Similarly, my parents and I listened to music together, we played and sang music together, and my parents attended all my concerts. Their love for music was communicated to me, and I now pass on that same passion to my children.
But my parents possessed one passion that far outshone their passion for sports or music. They loved the church. We made time for church, we attended church and sat together, and they supported my efforts to take my place in the church. Their love for the church was communicated to me, and, by the grace of God, I now pass on that same passion to my children.
One of my prayers for the Orthodox Presbyterian Church is that we would grow in our love for the local, visible, organized church.

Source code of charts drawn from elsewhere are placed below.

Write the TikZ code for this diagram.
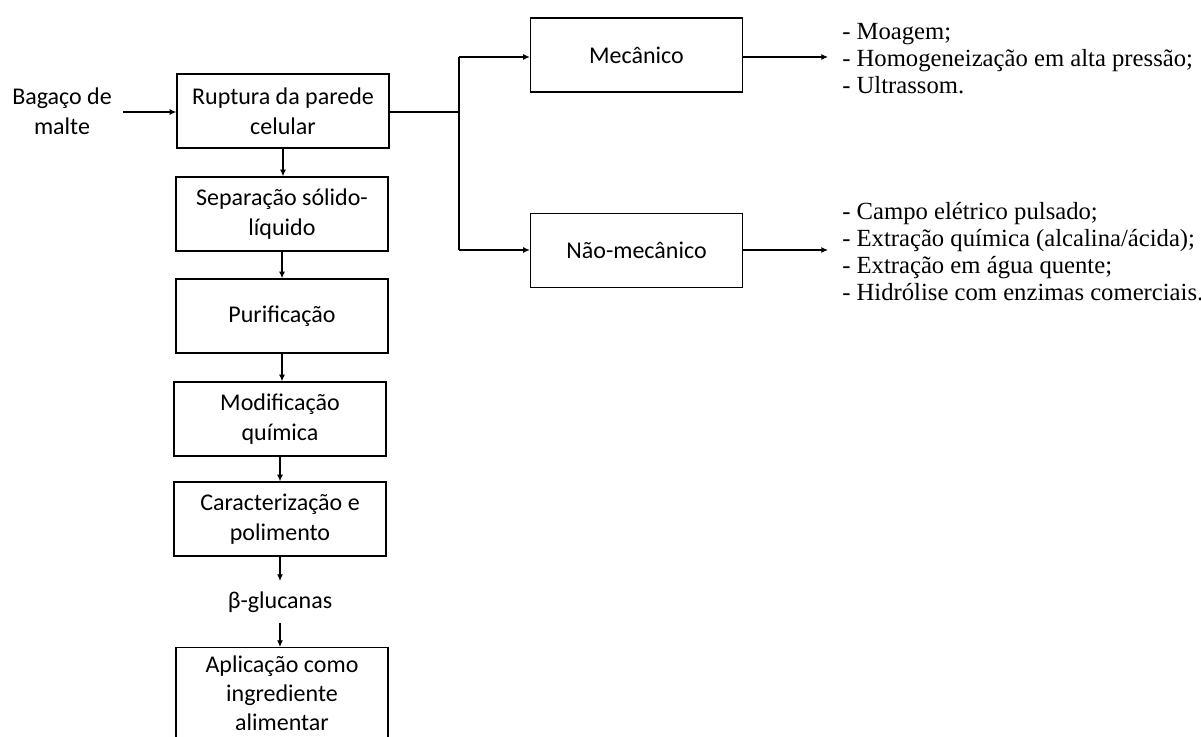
\documentclass[tikz,border=0pt]{standalone}
\usepackage{fontspec}
\setmainfont{Carlito}
\newfontfamily\tnr{Liberation Serif}
\usetikzlibrary{arrows.meta}
\begin{document}
\begin{tikzpicture}[x=0.75pt,y=-0.75pt,
  box/.style={draw, line width=1pt, minimum width=159pt, minimum height=55.5pt, align=center, inner sep=0pt, font=\fontsize{18}{22.5}\selectfont},
  plain/.style={align=center, inner sep=0pt, font=\fontsize{18}{22.5}\selectfont},
  list/.style={align=left, anchor=west, inner sep=0pt, font=\tnr\fontsize{18.5}{20.3}\selectfont},
  arr/.style={-{Latex[length=5pt,width=4.5pt]}, line width=0.9pt},
  ln/.style={line width=0.9pt}]
\useasboundingbox (0,0) rectangle (1201,737);
\node[plain] (bag) at (62,111) {Bagaço de\\malte};
\node[box] (rup) at (283,111) {Ruptura da parede\\celular};
\node[box] (sep) at (282,214) {Separação sólido-\\líquido};
\node[box] (pur) at (282,316) {Purificação};
\node[box] (mod) at (280,419) {Modificação\\química};
\node[box] (car) at (280,519) {Caracterização e\\polimento};
\node[plain] (beta) at (280,602) {β-glucanas};
\node[box, anchor=north, minimum height=69pt, font=\fontsize{18}{21.8}\selectfont] (apl) at (282,647) {Aplicação como\\ingrediente\\alimentar};
\node[box] (mec) at (636.5,55) {Mecânico};
\node[box] (nmec) at (636.5,250.5) {Não-mecânico};
\coordinate (src) at (123,112);
\coordinate (j) at (459,112);
\coordinate (jt) at (459,57);
\coordinate (jb) at (459,250);
\coordinate (o1) at (828,57);
\coordinate (o2) at (828,250);
\node[list] (l1) at (842,59) {- Moagem;\\- Homogeneização em alta pressão;\\- Ultrassom.};
\node[list] (l2) at (842,252) {- Campo elétrico pulsado;\\- Extração química (alcalina/ácida);\\- Extração em água quente;\\- Hidrólise com enzimas comerciais.};
\draw[arr] (src) -- (src -| rup.west);
\draw[arr] (rup.south) -- (rup.south |- sep.north);
\draw[arr] (sep.south) -- (sep.south |- pur.north);
\draw[arr] (pur.south) -- (pur.south |- mod.north);
\draw[arr] (mod.south) -- (mod.south |- car.north);
\draw[arr] (car.south) -- (280,581);
\draw[arr] (280,623) -- (280,647);
\draw[line width=1.4pt] (rup.east |- j) -- (j);
\draw[ln] (jt) -- (jb);
\draw[arr] (jt) -- (jt -| mec.west);
\draw[arr] (jb) -- (jb -| nmec.west);
\draw[arr] (mec.east |- o1) -- (o1);
\draw[arr] (nmec.east |- o2) -- (o2);
\end{tikzpicture}
\end{document}
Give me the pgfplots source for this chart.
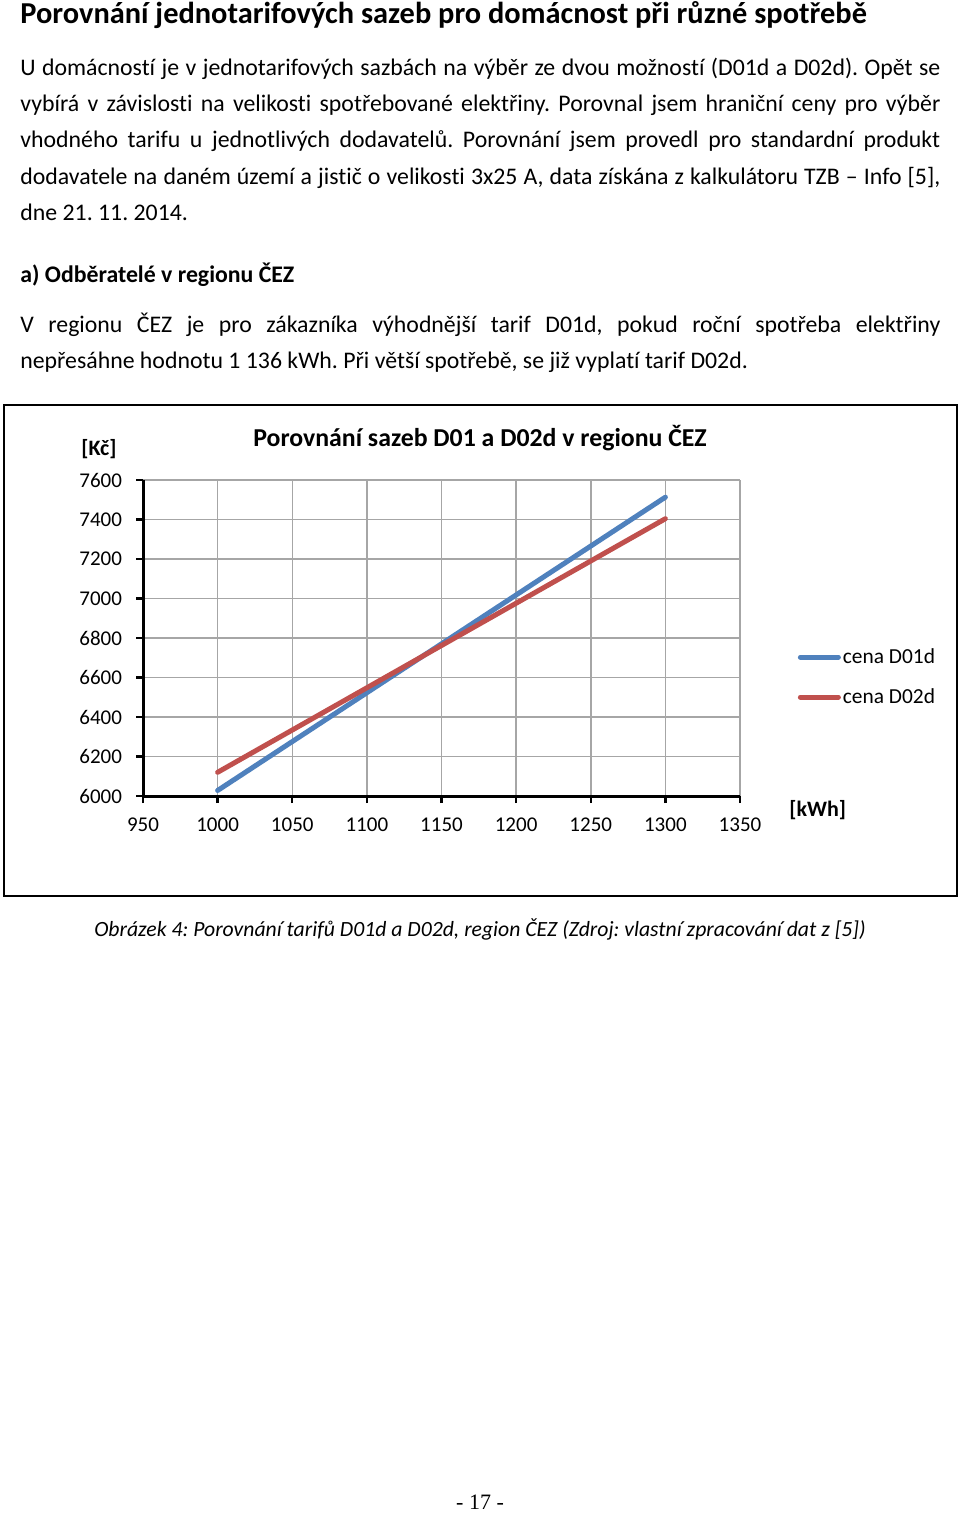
\documentclass[border=0pt]{standalone}
\usepackage{fontspec}
\setmainfont{Carlito}[Ligatures=NoCommon]
\newfontfamily\timesfont{Liberation Serif}
\usepackage{pgfplots}
\pgfplotsset{compat=1.18}
\definecolor{cenaA}{HTML}{4F81BD}
\definecolor{cenaB}{HTML}{C0504D}
\definecolor{mrizka}{HTML}{A6A6A6}
\newcommand{\radek}[1]{\makebox[460pt][s]{#1}}
\frenchspacing
\begin{document}
\begin{tikzpicture}[x=0.5pt,y=-0.5pt]
\fill[white] (0,0) rectangle (960,1513);
% nadpis a text
\node[anchor=base west,inner sep=0] at (20,24) {\fontsize{15.2}{18}\selectfont\bfseries Porovnání jednotarifových sazeb pro domácnost při různé spotřebě};
\begin{scope}[every node/.style={anchor=base west,inner sep=0,font=\fontsize{11.9}{14}\selectfont}]
\node at (20,76) {\radek{U domácností je v jednotarifových sazbách na výběr ze dvou možností (D01d a D02d). Opět se}};
\node at (20,112) {\radek{vybírá v závislosti na velikosti spotřebované elektřiny. Porovnal jsem hraniční ceny pro výběr}};
\node at (20,148) {\radek{vhodného tarifu u jednotlivých dodavatelů. Porovnání jsem provedl pro standardní produkt}};
\node at (20,185) {\radek{dodavatele na daném území a jistič o velikosti 3x25 A, data získána z kalkulátoru TZB -- Info [5],}};
\node at (20,221) {dne 21. 11. 2014.};
\node at (20,283) {\bfseries a) Odběratelé v regionu ČEZ};
\node at (20,333) {\radek{V regionu ČEZ je pro zákazníka výhodnější tarif D01d, pokud roční spotřeba elektřiny}};
\node at (20,369) {nepřesáhne hodnotu 1 136 kWh. Při větší spotřebě, se již vyplatí tarif D02d.};
\end{scope}
% ramecek grafu
\draw[line width=1pt] (4,405) rectangle (957,896);
\node[anchor=base,inner sep=0,font=\fontsize{12.9}{15}\selectfont\bfseries] at (480,446) {Porovnání sazeb D01 a D02d v regionu ČEZ};
\node[anchor=base,inner sep=0,font=\fontsize{11}{13}\selectfont\bfseries] at (99,456) {[Kč]};
\node[anchor=base west,inner sep=0,font=\fontsize{11}{13}\selectfont\bfseries] at (789,816) {[kWh]};
\coordinate (pocatek) at (143,796);
\begin{axis}[
    at={(pocatek)}, anchor=south west,
    scale only axis,
    width=298.5pt, height=158pt,
    xmin=950, xmax=1350, ymin=6000, ymax=7600,
    xtick distance=50, ytick distance=200,
    axis lines*=left,
    axis line style={black, line width=1.5pt},
    grid=major,
    major grid style={mrizka, line width=0.75pt},
    tick align=outside,
    major tick length=3.5pt,
    tick style={black, line width=1.2pt},
    /pgf/number format/1000 sep={},
    /pgf/number format/assume math mode=true,
    ticklabel style={font=\fontsize{10.5}{12}\selectfont},
    yticklabel style={xshift=-3.5pt},
    xticklabel style={yshift=-4pt},
    legend cell align=left,
    legend style={draw=none, fill=none, inner sep=0pt,
        at={(axis description cs:1.0963,0.475)}, anchor=north west,
        row sep=9pt,
        nodes={inner sep=1pt, font=\fontsize{10.7}{12}\selectfont}},
    legend image code/.code={\draw[#1, line cap=round] (0pt,0pt) -- (19pt,0pt);},
]
\addplot[cenaA, line width=2.5pt, line cap=round] coordinates {(1000,6028) (1300,7513)};
\addlegendentry{cena D01d}
\addplot[cenaB, line width=2.5pt, line cap=round] coordinates {(1000,6120) (1300,7404)};
\addlegendentry{cena D02d}
\end{axis}
\node[anchor=base,inner sep=0,font=\fontsize{10.85}{13}\selectfont\itshape] at (480,936) {Obrázek 4: Porovnání tarifů D01d a D02d, region ČEZ (Zdroj: vlastní zpracování dat z [5])};
\node[anchor=base,inner sep=0,font=\timesfont\fontsize{11}{13}\selectfont] at (480,1509) {- 17 -};
\end{tikzpicture}
\end{document}
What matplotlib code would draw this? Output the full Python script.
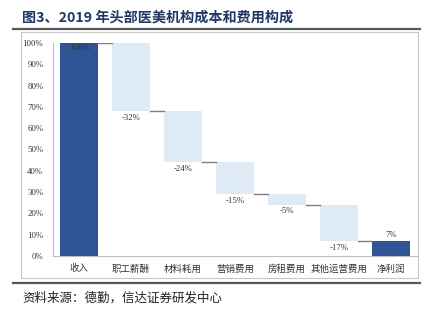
import matplotlib.pyplot as plt
from matplotlib.lines import Line2D
from matplotlib.patches import Rectangle

plt.rcParams['font.family'] = ['Noto Sans CJK SC', 'DejaVu Sans']

# data
categories = ["收入", "职工薪酬", "材料耗用", "营销费用", "房租费用", "其他运营费用", "净利润"]
changes = [100, -32, -24, -15, -5, -17, 7]
labels = ["100%", "-32%", "-24%", "-15%", "-5%", "-17%", "7%"]
yticks = [0, 10, 20, 30, 40, 50, 60, 70, 80, 90, 100]

dark = "#2F5597"
light = "#DEEBF7"

fig = plt.figure(figsize=(4.22, 3.21), dpi=100)
ax = fig.add_axes([53 / 422, 1 - 256 / 321, 364 / 422, 213 / 321])

# waterfall bars
level = 0
bottoms, heights, colors = [], [], []
for i, c in enumerate(changes):
    if i == 0 or i == len(changes) - 1:
        bottoms.append(0)
        heights.append(c)
        colors.append(dark)
        level = c if i == 0 else level
    else:
        bottoms.append(level + c)
        heights.append(-c)
        colors.append(light)
        level = level + c

w = 0.73
x = list(range(len(categories)))
ax.bar(x, heights, bottom=bottoms, width=w, color=colors, linewidth=0)

# connectors
level = changes[0]
for i in range(len(changes) - 1):
    ax.plot([i + w / 2, i + 1 - w / 2], [level, level], color="#7F7F7F", lw=1.0)
    if i + 1 < len(changes) - 1:
        level += changes[i + 1]

# value labels
num_font = dict(family=["Liberation Serif", "DejaVu Serif"], fontsize=6.3, color="#333333")
for i, c in enumerate(changes):
    if i == 0:
        ax.text(i, 100 - 0.6, labels[i], ha="center", va="top", **num_font)
    elif i == len(changes) - 1:
        ax.text(i, c + 1, labels[i], ha="center", va="bottom", **num_font)
    else:
        ax.text(i, bottoms[i] - 1.2, labels[i], ha="center", va="top", **num_font)

ax.set_xlim(-0.5, len(categories) - 0.5)
ax.set_ylim(0, 100)
ax.set_yticks(yticks)
ax.set_yticklabels([f"{t}%" for t in yticks], **num_font)
ax.set_xticks(x)
ax.set_xticklabels(categories, fontsize=6.8, color="#333333")
ax.tick_params(axis="both", length=0, pad=7)
ax.tick_params(axis="x", pad=6)
for s in ["top", "right"]:
    ax.spines[s].set_visible(False)
ax.spines["left"].set_color("#BFBFBF")
ax.spines["bottom"].set_color("#BFBFBF")
ax.spines["left"].set_linewidth(0.8)
ax.spines["bottom"].set_linewidth(0.8)

# chart frame
fig.patches.append(Rectangle((21 / 422, 1 - 278 / 321), 397 / 422, 246 / 321,
                             transform=fig.transFigure, fill=False,
                             edgecolor="#C8C8C8", lw=0.8))

# title and rules
fig.text(22 / 422, 1 - 18 / 321, "图3、2019 年头部医美机构成本和费用构成",
         fontsize=10.2, fontweight="bold", color="#1F3864", va="center")
fig.lines.append(Line2D([13 / 422, 420 / 422], [1 - 29 / 321, 1 - 29 / 321],
                        transform=fig.transFigure, color="#595959", lw=1.6))
fig.lines.append(Line2D([13 / 422, 420 / 422], [1 - 283 / 321, 1 - 283 / 321],
                        transform=fig.transFigure, color="#595959", lw=1.6))
fig.text(22 / 422, 1 - 298 / 321, "资料来源：德勤，信达证券研发中心",
         fontsize=9, color="#222222", va="center")

fig.savefig("out.png", dpi=100)
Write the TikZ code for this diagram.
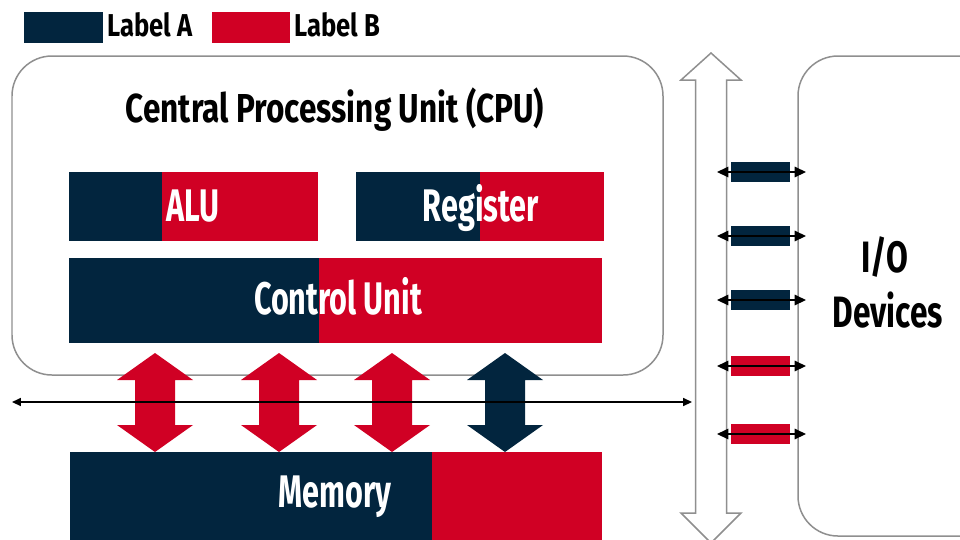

I pray that we would catch the vision laid out in Scripture: because God loves the church, because Christ paid a great price for the church, and because we love our neighbors, we will love, cherish, and serve the church of Jesus Christ. By the grace of God, we will pass that vision on to our children by making time for church and valuing the work of the church.
As we love the church and cultivate a big vision for what Christ might accomplish through his church, we will have a passion for missions. Planting churches only makes sense if we recognize God’s passion for his church and his plan to build his kingdom through the planting of local, visible congregations. May the Lord give us a passion for his church that produces a grand vision for planting new churches to the glory of God.